Using your golf analogy, it would be like one player who had a remote-controlled golfball that made a hole-in-one every time. Sure, there is nothing in the official tourney rules that "specifically forbids" it, but its going to create a situation where the game is no longer FAIR.
Even if you think they deserve their gains due to raw Darwinian prowess, when one player has all the poker chips the other players have nothing, the game is up.

That's why we have laws against insider trading. From a purely ruthless, Darwinian perspective, you could argue that those who don't have privilaged access to the inside information are simply "losers" who don't deserve to survive in the market. But somewhere along the line we reached a consensus that this sort of thing does tip the balance in a way that destabilizes the entire system (even if it can't ultimately be completely avoided), so we made it illegal. Goldmanand a few other big financial players are now overly entertwined with the govt and the regulatory groups who are supposed to be refereeing the game. It has its "blood funnels" jammed into so many money holes now that they have created a situation where the system itself will be in jeopardy.

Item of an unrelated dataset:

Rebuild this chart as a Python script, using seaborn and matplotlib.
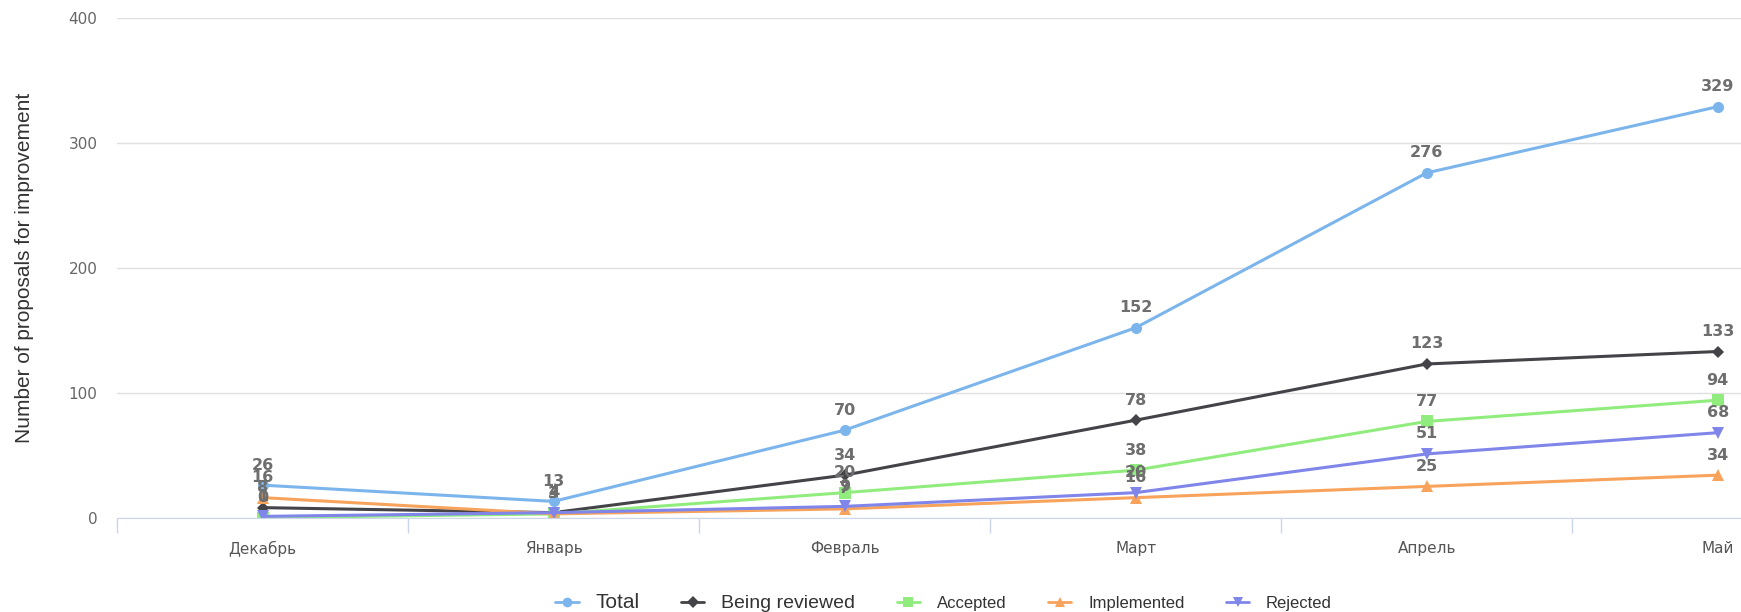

[edit on 8/8/09 by silent thunder]

posted on Aug, 8 2009 @ 07:02 PM
reply to post by dolphinfan

We can blame Goldman because whether or not what they are doing is legal makes no difference. What they are doing is knowingly stealing from the system(ie me and you) so they deserve our scorn. Just because it may be legal doesn't make it right.

posted on Aug, 8 2009 @ 07:34 PM
reply to post by silent thunder

As long as the market keeps climbing, GS is not a bad boy to go after. The meltdown wiped out most of GS competitors who had the same tools and opportunity to spy on GS' sell/buy orders. If all investment banks were let to fall like domino, the stock market would crash, coz traditional investors bailed out of the game. The government got into the stock market propping via GS, the same way it got into auto making via GM. Once you see that a company name initials start with "G," think "Government."